What is going on vis-a-vis COVID, in this connection? We are now poorer than we would otherwise be, if the economy had not been to a great degree shut down. I abstract from the issue of whether this was wise or not. But the undeniable fact is that poorer people can afford less housing than otherwise. If evictions are allowed, where will the evictees go? Why, to smaller and/or cheaper accommodations.
Landlords don’t relish empty apartments! If numerous people now occupy fewer rooms per person, there will be more space available. That is Adam Smith’s “Invisible Hand” at work. How else can the homeless be rescued from their plight? We are not now building more rental units, for goodness sake. The mistake well-meaning people make in opposing evictions is that they think the evictees will be consigned to living in the street. As Henry Hazlitt reminds us in his excellent book “Economics in One Lesson,” we should look not only at the visible immediate narrow effects of any public policy but also at the long run results for the entire economy. Evictions economize on space; they are a necessary condition for downsizing. Preventing them means more homelessness, not less.

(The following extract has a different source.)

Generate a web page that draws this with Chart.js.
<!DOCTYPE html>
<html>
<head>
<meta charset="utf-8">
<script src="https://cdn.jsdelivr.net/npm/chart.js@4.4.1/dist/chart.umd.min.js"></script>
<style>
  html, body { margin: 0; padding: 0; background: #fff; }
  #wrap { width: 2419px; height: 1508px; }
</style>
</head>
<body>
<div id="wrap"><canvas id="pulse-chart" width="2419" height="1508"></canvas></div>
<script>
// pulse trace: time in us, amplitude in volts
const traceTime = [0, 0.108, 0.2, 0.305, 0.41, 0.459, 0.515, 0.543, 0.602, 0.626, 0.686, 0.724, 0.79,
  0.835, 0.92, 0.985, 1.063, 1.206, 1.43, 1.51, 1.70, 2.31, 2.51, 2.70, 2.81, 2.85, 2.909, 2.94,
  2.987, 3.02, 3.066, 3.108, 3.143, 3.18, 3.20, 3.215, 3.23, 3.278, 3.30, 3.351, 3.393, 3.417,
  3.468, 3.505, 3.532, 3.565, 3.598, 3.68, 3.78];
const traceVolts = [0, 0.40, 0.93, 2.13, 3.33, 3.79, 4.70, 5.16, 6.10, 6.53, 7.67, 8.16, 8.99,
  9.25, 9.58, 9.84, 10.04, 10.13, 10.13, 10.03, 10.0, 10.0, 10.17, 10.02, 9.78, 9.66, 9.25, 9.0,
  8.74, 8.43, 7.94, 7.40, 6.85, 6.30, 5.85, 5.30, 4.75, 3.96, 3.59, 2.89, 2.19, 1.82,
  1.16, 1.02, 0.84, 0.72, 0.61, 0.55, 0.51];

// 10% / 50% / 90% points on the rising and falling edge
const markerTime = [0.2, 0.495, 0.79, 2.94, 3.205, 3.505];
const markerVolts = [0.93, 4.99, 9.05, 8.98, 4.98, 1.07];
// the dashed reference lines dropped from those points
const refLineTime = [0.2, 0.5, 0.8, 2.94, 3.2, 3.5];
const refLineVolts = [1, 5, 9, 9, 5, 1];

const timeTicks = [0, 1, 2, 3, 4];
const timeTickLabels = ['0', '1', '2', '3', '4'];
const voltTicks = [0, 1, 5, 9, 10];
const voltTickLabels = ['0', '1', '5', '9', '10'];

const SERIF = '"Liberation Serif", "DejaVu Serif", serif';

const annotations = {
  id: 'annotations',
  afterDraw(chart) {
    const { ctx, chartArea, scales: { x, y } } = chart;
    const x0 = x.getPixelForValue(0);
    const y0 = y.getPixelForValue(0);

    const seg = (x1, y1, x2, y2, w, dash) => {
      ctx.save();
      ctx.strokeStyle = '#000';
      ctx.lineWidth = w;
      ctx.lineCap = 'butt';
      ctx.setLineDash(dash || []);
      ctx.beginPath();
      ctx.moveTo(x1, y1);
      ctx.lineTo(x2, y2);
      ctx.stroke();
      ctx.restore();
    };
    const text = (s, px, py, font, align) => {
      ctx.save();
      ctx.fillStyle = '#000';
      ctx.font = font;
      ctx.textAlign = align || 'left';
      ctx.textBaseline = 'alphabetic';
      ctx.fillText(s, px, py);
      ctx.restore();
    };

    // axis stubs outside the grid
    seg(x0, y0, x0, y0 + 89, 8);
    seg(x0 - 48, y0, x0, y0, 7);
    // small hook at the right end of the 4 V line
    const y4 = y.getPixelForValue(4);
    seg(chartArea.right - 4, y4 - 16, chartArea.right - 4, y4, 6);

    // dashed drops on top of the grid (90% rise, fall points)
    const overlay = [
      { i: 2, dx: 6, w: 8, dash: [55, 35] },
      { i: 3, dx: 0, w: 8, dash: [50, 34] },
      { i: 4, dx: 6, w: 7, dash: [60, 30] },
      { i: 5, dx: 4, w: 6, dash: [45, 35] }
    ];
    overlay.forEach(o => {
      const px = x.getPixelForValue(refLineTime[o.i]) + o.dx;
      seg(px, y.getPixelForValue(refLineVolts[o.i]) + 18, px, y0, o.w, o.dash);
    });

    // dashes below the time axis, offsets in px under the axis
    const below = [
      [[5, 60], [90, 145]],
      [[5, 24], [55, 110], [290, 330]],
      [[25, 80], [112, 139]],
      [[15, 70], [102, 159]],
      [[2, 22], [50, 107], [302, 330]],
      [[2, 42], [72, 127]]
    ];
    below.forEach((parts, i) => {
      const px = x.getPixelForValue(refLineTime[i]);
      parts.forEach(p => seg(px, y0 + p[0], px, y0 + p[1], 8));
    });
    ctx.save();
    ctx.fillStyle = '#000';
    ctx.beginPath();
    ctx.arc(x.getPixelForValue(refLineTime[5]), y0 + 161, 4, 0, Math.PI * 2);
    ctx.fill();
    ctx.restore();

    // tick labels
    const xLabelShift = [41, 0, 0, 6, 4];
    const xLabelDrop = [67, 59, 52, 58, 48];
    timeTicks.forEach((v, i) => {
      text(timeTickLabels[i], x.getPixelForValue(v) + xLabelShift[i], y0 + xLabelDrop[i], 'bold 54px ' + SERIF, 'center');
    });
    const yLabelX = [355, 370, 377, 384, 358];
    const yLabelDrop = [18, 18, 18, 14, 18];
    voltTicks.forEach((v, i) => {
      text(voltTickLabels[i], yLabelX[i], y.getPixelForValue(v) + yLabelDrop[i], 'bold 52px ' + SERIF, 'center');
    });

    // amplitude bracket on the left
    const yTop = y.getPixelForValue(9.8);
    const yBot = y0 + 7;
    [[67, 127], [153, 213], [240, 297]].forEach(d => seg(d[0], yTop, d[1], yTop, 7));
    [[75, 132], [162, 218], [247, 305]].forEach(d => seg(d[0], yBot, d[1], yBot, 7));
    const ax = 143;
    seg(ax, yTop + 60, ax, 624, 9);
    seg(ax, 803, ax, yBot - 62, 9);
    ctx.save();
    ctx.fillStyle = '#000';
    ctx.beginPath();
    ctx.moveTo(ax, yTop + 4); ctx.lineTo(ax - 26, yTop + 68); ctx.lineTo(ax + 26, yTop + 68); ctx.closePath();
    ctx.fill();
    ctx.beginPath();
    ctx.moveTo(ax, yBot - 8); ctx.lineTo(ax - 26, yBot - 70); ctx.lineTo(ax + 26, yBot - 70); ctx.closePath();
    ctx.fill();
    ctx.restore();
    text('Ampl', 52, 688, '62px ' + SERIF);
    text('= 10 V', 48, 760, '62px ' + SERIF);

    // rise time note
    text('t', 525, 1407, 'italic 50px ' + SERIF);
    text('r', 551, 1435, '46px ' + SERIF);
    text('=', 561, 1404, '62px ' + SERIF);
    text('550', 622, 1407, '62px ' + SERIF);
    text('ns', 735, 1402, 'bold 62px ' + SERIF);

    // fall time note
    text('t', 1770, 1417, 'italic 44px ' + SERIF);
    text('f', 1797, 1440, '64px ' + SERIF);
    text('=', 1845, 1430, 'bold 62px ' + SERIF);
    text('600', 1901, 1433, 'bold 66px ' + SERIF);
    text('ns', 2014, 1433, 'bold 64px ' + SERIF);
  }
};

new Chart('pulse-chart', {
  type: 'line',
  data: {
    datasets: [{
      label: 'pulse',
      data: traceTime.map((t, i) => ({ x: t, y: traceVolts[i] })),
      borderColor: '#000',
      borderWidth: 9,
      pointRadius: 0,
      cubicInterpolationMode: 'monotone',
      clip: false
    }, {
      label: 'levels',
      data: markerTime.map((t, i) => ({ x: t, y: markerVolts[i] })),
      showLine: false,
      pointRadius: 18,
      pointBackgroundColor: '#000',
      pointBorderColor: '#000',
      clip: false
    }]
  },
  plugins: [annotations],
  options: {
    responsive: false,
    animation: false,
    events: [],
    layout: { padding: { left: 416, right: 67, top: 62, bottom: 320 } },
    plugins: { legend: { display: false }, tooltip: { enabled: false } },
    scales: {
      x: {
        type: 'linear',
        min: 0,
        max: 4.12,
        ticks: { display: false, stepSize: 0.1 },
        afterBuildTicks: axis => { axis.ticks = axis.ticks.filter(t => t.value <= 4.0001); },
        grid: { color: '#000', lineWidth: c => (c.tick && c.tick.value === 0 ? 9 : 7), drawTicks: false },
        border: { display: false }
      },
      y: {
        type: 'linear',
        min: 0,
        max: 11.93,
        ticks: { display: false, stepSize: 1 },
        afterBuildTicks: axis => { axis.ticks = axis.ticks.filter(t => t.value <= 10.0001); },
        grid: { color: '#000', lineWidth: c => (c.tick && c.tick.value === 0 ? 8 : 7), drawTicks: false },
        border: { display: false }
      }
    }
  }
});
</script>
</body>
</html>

Landlords are no more mean-spirited than other profit maximizers (that means pretty much all of us). If they cannot collect rents, their property will be foreclosed on them by banks. Will the Centers for Disease Control and Prevention declare a moratorium on that sort of thing until the end of the year? Not bloody likely.
Evictions seem callous, but they are not. Rather, they are the way the market maximizes human welfare when we face economic difficulty
Walter Block holds the Harold E. Wirth Eminent Scholar Endowed Chair in Economics at the J. A. Butt School of Business at Loyola University New Orleans and is a senior fellow of the Ludwig von Mises Institute. This editorial was first published by RealClear Markets and has been reprinted with the permission of the author.
(Editor’s Note: As of the date this editoria was written, the Centers for Disease Control and Prevention and other U.S. Government agencies were contemplating the extension of the Federal eviction moratorium.)